EXERCISE AIM:
Return the material word for word. Do not include pictures.

SUPPLIED MATERIAL:
· · ·

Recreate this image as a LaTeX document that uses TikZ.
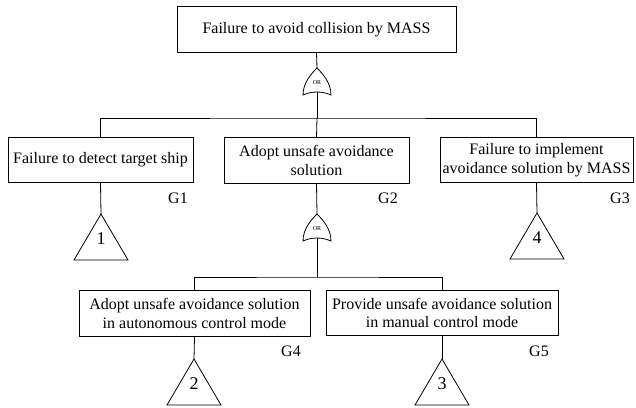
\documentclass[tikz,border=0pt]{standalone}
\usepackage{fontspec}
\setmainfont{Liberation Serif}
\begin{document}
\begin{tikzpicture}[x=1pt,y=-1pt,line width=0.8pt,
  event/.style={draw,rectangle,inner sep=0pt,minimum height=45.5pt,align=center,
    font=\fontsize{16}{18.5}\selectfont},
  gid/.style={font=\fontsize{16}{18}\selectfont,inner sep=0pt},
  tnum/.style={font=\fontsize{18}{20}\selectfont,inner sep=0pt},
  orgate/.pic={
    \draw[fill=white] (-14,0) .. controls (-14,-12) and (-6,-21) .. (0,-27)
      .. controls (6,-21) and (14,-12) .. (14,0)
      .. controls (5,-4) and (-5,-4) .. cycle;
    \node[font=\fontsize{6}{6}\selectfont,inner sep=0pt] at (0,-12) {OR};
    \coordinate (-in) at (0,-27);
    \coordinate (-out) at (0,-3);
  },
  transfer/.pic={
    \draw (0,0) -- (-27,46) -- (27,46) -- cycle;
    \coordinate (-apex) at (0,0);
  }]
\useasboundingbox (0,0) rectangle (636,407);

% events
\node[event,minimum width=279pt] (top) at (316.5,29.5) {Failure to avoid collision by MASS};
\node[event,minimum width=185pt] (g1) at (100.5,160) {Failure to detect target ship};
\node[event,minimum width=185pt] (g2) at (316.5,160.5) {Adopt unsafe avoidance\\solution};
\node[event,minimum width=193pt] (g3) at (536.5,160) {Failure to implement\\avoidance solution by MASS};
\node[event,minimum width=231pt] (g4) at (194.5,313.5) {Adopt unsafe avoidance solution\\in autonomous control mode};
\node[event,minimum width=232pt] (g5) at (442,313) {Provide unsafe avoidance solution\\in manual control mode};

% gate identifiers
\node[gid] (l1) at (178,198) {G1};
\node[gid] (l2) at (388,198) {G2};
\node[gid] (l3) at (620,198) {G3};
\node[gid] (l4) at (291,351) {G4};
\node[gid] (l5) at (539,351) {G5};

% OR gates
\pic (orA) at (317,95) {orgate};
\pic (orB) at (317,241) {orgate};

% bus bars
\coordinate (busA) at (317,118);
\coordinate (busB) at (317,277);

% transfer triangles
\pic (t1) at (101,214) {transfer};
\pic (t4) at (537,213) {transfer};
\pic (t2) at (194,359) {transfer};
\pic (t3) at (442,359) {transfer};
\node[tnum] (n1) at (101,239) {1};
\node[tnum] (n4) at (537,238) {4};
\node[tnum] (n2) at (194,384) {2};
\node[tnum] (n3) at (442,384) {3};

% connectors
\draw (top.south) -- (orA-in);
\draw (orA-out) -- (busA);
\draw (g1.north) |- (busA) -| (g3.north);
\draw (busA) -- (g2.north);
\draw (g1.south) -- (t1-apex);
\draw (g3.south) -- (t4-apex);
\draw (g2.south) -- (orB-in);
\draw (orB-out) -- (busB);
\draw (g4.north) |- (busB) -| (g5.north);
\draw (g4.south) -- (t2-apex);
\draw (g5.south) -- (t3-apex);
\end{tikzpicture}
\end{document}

· · ·

RIGHT ANSWER:
Recreate this image as a LaTeX document that uses TikZ.
\documentclass[tikz,border=0pt]{standalone}
\usepackage{fontspec}
\setmainfont{Liberation Serif}
\begin{document}
\begin{tikzpicture}[x=1pt,y=-1pt,line width=0.8pt,
  event/.style={draw,rectangle,inner sep=0pt,minimum height=45.5pt,align=center,
    font=\fontsize{16}{18.5}\selectfont},
  gid/.style={font=\fontsize{16}{18}\selectfont,inner sep=0pt},
  tnum/.style={font=\fontsize{18}{20}\selectfont,inner sep=0pt},
  orgate/.pic={
    \draw[fill=white] (-14,0) .. controls (-14,-12) and (-6,-21) .. (0,-27)
      .. controls (6,-21) and (14,-12) .. (14,0)
      .. controls (5,-4) and (-5,-4) .. cycle;
    \node[font=\fontsize{6}{6}\selectfont,inner sep=0pt] at (0,-12) {OR};
    \coordinate (-in) at (0,-27);
    \coordinate (-out) at (0,-3);
  },
  transfer/.pic={
    \draw (0,0) -- (-27,46) -- (27,46) -- cycle;
    \coordinate (-apex) at (0,0);
  }]
\useasboundingbox (0,0) rectangle (636,407);

% events
\node[event,minimum width=279pt] (top) at (316.5,29.5) {Failure to avoid collision by MASS};
\node[event,minimum width=185pt] (g1) at (100.5,160) {Failure to detect target ship};
\node[event,minimum width=185pt] (g2) at (316.5,160.5) {Adopt unsafe avoidance\\solution};
\node[event,minimum width=193pt] (g3) at (536.5,160) {Failure to implement\\avoidance solution by MASS};
\node[event,minimum width=231pt] (g4) at (194.5,313.5) {Adopt unsafe avoidance solution\\in autonomous control mode};
\node[event,minimum width=232pt] (g5) at (442,313) {Provide unsafe avoidance solution\\in manual control mode};

% gate identifiers
\node[gid] (l1) at (178,198) {G1};
\node[gid] (l2) at (388,198) {G2};
\node[gid] (l3) at (620,198) {G3};
\node[gid] (l4) at (291,351) {G4};
\node[gid] (l5) at (539,351) {G5};

% OR gates
\pic (orA) at (317,95) {orgate};
\pic (orB) at (317,241) {orgate};

% bus bars
\coordinate (busA) at (317,118);
\coordinate (busB) at (317,277);

% transfer triangles
\pic (t1) at (101,214) {transfer};
\pic (t4) at (537,213) {transfer};
\pic (t2) at (194,359) {transfer};
\pic (t3) at (442,359) {transfer};
\node[tnum] (n1) at (101,239) {1};
\node[tnum] (n4) at (537,238) {4};
\node[tnum] (n2) at (194,384) {2};
\node[tnum] (n3) at (442,384) {3};

% connectors
\draw (top.south) -- (orA-in);
\draw (orA-out) -- (busA);
\draw (g1.north) |- (busA) -| (g3.north);
\draw (busA) -- (g2.north);
\draw (g1.south) -- (t1-apex);
\draw (g3.south) -- (t4-apex);
\draw (g2.south) -- (orB-in);
\draw (orB-out) -- (busB);
\draw (g4.north) |- (busB) -| (g5.north);
\draw (g4.south) -- (t2-apex);
\draw (g5.south) -- (t3-apex);
\end{tikzpicture}
\end{document}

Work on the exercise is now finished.